Sunday, March 11, 2012

A SUNDAY PSALM: The Treasury of David ~ Psalm 2:12

"Kiss the Son, lest he be angry, and you perish in the way, for his wrath is quickly kindled.
 Blessed are all who take refuge in him.
Psalm 2:12

Verse 12. Mark the solemn argument for reconciliation and obedience.   It is an awful thing to perish in the midst of sin, in the very way of rebellion; and yet how easily could his wrath destroy us suddenly. It needs not that his anger should be heated seven times hotter; let the fuel kindle but a little, and we are consumed. O sinner!  Take heed of the terrors of the Lord; for "our God is a consuming fire."  Note the benediction with which the Psalm closes: --

Blessed are all they that put their trust in him.  Have we a share in this blessedness? Do we trust in him?    Our faith may be slender as a spider's thread; but if it be real, we are in our measure blessed. The more we trust, the more fully shall we know this blessedness. We may therefore close the Psalm with the prayer of the apostles: -- "Lord, increase our faith."

The first Psalm was a contrast between the righteous man and the sinner;

The second Psalm is a contrast between the tumultuous disobedience of the ungodly world and the sure exaltation of the righteous Son of God.

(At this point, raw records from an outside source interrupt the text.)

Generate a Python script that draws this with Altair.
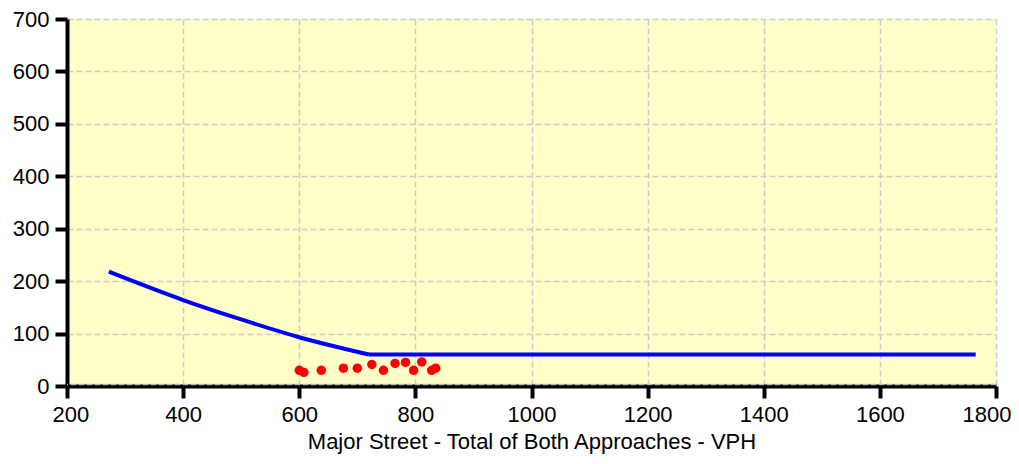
import altair as alt
import pandas as pd

# Warrant curve (major street total vs minor street high-volume approach)
curve_x = [272, 400, 500, 600, 720]
curve_y = [218, 164, 127, 93, 60]
# Minimum threshold segment
floor_x = [720, 1765]
floor_y = [60, 60]

# Observed hourly volumes
obs_x = [600, 608, 638, 676, 700, 725, 745, 765, 783, 797, 811, 828, 835]
obs_y = [30, 26, 30, 34, 34, 41, 30, 43, 45, 30, 46, 30, 34]

x_ticks = [200, 400, 600, 800, 1000, 1200, 1400, 1600, 1800]
y_ticks = [0, 100, 200, 300, 400, 500, 600, 700]

x_title = "Major Street - Total of Both Approaches - VPH"

curve_df = pd.DataFrame({"x": curve_x, "y": curve_y, "order": list(range(len(curve_x)))})
floor_df = pd.DataFrame({"x": floor_x, "y": floor_y})
obs_df = pd.DataFrame({"x": obs_x, "y": obs_y})
zero_df = pd.DataFrame({"y": [0]})

FONT = "Liberation Sans"

x_scale = alt.Scale(domain=[200, 1800], nice=False, zero=False)
y_scale = alt.Scale(domain=[0, 700], nice=False)

x_axis = alt.Axis(values=x_ticks, title=x_title, grid=True, format="d",
                  labelFlush=True, labelFlushOffset=15)
y_axis = alt.Axis(values=y_ticks, title=None, grid=True, format="d", labelFlush=False)

curve = alt.Chart(curve_df).mark_line(
    color="#0000FF", strokeWidth=4, clip=True, interpolate="monotone"
).encode(
    x=alt.X("x:Q", scale=x_scale, axis=x_axis),
    y=alt.Y("y:Q", scale=y_scale, axis=y_axis),
    order="order:Q",
)

floor = alt.Chart(floor_df).mark_line(color="#0000FF", strokeWidth=4, clip=True).encode(
    x=alt.X("x:Q", scale=x_scale),
    y=alt.Y("y:Q", scale=y_scale),
)

zero_rule = alt.Chart(zero_df).mark_rule(
    color="#BBBBBB", strokeWidth=1.5, strokeDash=[5, 3], yOffset=-1.5
).encode(y=alt.Y("y:Q", scale=y_scale))

points = alt.Chart(obs_df).mark_circle(color="#FF0000", opacity=1, size=90).encode(
    x=alt.X("x:Q", scale=x_scale),
    y=alt.Y("y:Q", scale=y_scale),
)

chart = (
    alt.layer(curve, floor, points, zero_rule)
    .properties(
        width=929,
        height=367,
        autosize=alt.AutoSizeParams(type="none"),
        padding={"left": 59, "top": 11, "right": 15, "bottom": 70},
    )
    .configure_view(fill="#FFFFC8", strokeWidth=0)
    .configure_axis(
        labelFont=FONT,
        titleFont=FONT,
        labelFontSize=22,
        titleFontSize=22,
        labelColor="#000000",
        titleColor="#000000",
        titleFontWeight="normal",
        domainColor="#000000",
        domainWidth=4,
        tickColor="#000000",
        tickWidth=4,
        tickSize=12,
        labelPadding=6,
        gridColor="#CCCCCC",
        gridWidth=1.5,
        gridDash=[6, 3],
        zindex=0,
    )
    .configure_axisX(titlePadding=6)
)

chart.save("out.html", embed_options={"renderer": "svg", "actions": False})
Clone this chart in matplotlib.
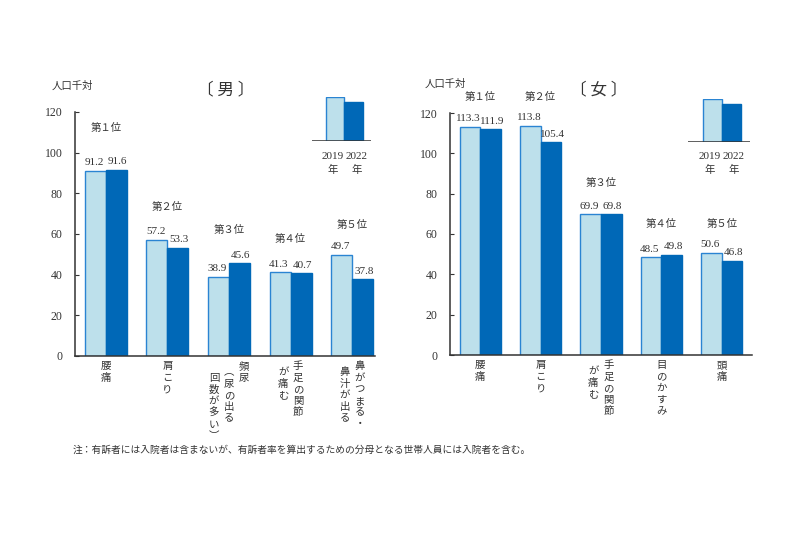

In the first Psalm, we saw the wicked driven away like chaff;

In the second Psalm we see them broken in pieces like a potter's vessel.

In the first Psalm, we beheld the righteous like a tree planted by the rivers of water;

And here, we contemplate Christ the Covenant Head of the righteous, made better than a tree planted by the rivers of water, for he is made king of all the islands, and all the heathen bow before him and kiss the dust; while he himself gives a blessing to all those who put their trust in him.

The two Psalms are worthy of the very deepest attention; they are, in fact, the preface to the entire Book of Psalms, and were by some of the ancients, joined into one. They are, however, two Psalms; for Paul speaks of this as the second Psalm. (Acts 13:33) The first shows us the character and lot of the righteous; and the next teaches us that the Psalms are Messianic, and speak of Christ the Messiah -- the Prince who shall reign from the river even unto the ends of the earth. That they have both a far reaching prophetic outlook we are well assured, but we do not feel competent to open up that matter, and must leave it to abler hands.